(Charts and diagrams as code)
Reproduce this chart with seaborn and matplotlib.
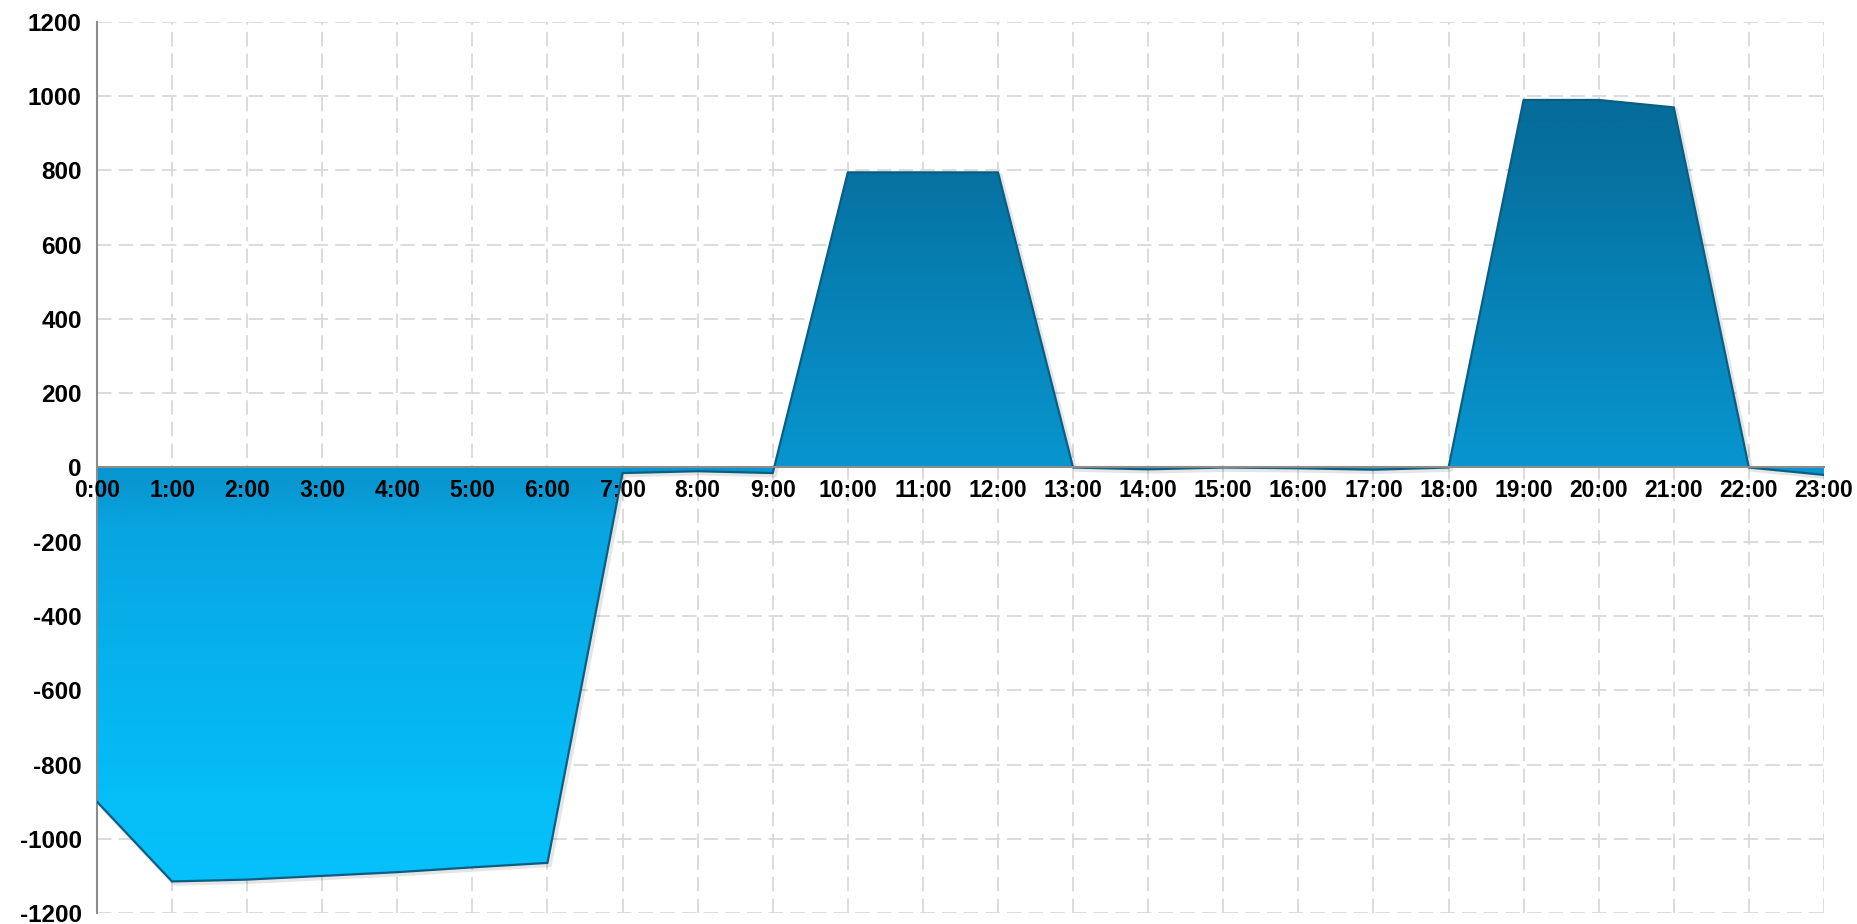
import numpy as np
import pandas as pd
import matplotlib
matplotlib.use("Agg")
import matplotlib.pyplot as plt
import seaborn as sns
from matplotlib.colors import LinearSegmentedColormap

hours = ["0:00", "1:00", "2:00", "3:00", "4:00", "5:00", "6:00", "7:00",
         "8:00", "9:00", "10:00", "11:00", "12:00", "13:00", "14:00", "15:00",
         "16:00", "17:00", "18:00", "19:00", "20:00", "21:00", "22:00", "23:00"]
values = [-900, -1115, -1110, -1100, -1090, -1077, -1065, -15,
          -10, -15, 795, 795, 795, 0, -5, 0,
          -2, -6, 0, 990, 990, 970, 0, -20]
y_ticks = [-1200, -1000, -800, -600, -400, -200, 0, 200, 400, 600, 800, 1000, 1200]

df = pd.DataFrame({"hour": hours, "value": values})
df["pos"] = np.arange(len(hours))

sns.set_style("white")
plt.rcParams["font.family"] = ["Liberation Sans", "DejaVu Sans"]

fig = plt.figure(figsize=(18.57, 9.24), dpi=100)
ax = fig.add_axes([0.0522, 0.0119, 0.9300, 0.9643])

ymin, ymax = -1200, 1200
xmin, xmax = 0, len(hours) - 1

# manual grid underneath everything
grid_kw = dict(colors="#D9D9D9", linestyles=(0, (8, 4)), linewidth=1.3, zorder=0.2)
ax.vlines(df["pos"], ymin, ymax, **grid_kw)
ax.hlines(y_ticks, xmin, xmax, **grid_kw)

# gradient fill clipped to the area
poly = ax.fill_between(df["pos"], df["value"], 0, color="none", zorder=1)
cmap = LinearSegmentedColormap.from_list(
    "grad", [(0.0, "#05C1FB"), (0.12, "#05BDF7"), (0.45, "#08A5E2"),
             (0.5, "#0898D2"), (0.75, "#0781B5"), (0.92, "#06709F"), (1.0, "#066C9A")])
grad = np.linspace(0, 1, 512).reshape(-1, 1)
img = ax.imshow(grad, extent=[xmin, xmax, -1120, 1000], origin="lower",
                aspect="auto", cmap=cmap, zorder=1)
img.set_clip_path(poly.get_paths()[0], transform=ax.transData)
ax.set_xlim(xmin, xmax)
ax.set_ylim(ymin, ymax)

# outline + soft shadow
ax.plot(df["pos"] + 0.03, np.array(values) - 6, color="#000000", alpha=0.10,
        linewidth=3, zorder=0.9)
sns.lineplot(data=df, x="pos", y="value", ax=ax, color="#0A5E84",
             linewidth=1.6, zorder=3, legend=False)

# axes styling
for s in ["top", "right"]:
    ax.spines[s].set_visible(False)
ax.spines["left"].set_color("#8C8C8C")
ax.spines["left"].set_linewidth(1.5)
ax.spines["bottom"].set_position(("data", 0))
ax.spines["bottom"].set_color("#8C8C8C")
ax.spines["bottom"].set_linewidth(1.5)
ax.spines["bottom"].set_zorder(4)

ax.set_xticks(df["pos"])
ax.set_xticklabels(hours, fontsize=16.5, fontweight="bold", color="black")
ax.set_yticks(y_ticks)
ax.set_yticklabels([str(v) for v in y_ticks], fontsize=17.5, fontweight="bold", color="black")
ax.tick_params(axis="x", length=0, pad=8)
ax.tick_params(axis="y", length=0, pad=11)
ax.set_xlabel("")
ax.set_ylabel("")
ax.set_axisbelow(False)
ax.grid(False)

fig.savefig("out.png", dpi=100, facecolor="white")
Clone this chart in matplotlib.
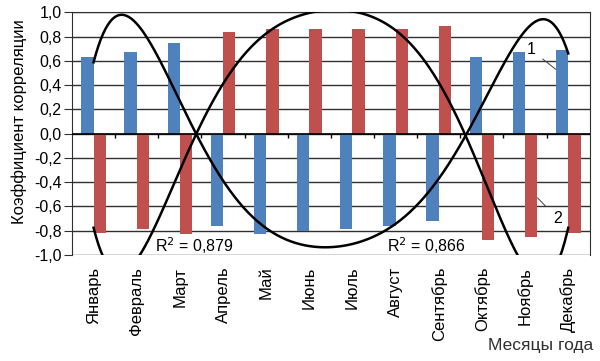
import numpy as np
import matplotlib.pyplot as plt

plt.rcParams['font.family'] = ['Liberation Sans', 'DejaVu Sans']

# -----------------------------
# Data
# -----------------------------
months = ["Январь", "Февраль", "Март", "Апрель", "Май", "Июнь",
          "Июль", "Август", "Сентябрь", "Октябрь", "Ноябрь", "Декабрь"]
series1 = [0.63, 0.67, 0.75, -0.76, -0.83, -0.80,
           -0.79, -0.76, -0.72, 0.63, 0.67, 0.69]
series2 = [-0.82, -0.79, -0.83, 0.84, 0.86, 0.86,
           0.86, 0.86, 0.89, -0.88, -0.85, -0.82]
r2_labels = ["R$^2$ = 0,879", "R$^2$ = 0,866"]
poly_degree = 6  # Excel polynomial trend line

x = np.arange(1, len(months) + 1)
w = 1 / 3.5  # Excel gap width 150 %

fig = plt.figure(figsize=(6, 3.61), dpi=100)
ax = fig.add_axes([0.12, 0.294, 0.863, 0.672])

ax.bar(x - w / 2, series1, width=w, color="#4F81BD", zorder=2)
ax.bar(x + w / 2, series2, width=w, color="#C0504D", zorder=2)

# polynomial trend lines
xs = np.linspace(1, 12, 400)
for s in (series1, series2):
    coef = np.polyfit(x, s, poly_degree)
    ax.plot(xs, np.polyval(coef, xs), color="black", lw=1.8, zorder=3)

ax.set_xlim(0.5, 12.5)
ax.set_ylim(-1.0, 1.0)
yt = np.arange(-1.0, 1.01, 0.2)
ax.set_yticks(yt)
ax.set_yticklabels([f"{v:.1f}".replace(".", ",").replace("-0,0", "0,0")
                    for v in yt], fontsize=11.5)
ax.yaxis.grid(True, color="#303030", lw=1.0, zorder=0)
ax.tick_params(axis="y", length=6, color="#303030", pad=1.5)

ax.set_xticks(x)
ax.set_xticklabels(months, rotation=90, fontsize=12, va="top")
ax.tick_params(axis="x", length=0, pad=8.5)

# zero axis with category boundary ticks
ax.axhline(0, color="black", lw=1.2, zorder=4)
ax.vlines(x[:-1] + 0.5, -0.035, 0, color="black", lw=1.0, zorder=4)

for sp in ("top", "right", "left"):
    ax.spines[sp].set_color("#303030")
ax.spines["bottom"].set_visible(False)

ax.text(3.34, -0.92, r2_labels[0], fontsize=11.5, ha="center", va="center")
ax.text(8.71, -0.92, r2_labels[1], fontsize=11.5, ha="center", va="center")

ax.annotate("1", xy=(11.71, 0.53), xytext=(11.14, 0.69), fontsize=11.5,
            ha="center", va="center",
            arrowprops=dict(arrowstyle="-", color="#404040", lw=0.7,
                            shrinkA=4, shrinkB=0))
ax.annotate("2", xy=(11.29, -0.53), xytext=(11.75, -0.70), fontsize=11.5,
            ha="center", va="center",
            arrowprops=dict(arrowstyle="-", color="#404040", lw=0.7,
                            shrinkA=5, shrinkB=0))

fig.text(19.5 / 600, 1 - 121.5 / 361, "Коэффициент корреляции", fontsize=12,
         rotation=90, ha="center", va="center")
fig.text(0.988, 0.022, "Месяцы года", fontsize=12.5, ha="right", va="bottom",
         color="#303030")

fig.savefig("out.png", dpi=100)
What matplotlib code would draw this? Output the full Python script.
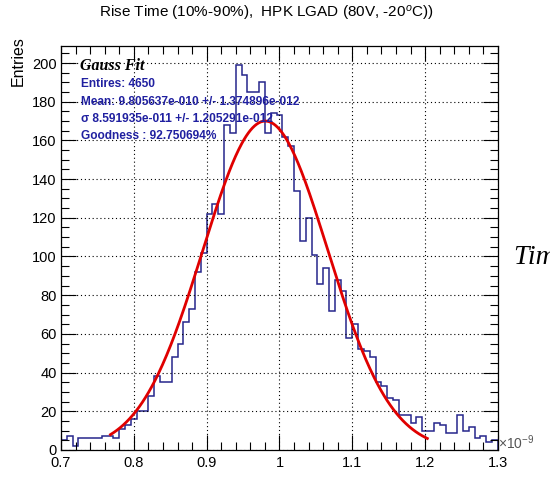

**Description of the task:** Write out exactly the lines from the one that has "Clone this chart in matplotlib." down to the one that has "ax = fig.add_axes([0.12, 0.294, 0.863, 0.672])", including both. Pictures stay out of the copy.

**Written reply:**
Clone this chart in matplotlib.
import numpy as np
import matplotlib.pyplot as plt

plt.rcParams['font.family'] = ['Liberation Sans', 'DejaVu Sans']

# -----------------------------
# Data
# -----------------------------
months = ["Январь", "Февраль", "Март", "Апрель", "Май", "Июнь",
          "Июль", "Август", "Сентябрь", "Октябрь", "Ноябрь", "Декабрь"]
series1 = [0.63, 0.67, 0.75, -0.76, -0.83, -0.80,
           -0.79, -0.76, -0.72, 0.63, 0.67, 0.69]
series2 = [-0.82, -0.79, -0.83, 0.84, 0.86, 0.86,
           0.86, 0.86, 0.89, -0.88, -0.85, -0.82]
r2_labels = ["R$^2$ = 0,879", "R$^2$ = 0,866"]
poly_degree = 6  # Excel polynomial trend line

x = np.arange(1, len(months) + 1)
w = 1 / 3.5  # Excel gap width 150 %

fig = plt.figure(figsize=(6, 3.61), dpi=100)
ax = fig.add_axes([0.12, 0.294, 0.863, 0.672])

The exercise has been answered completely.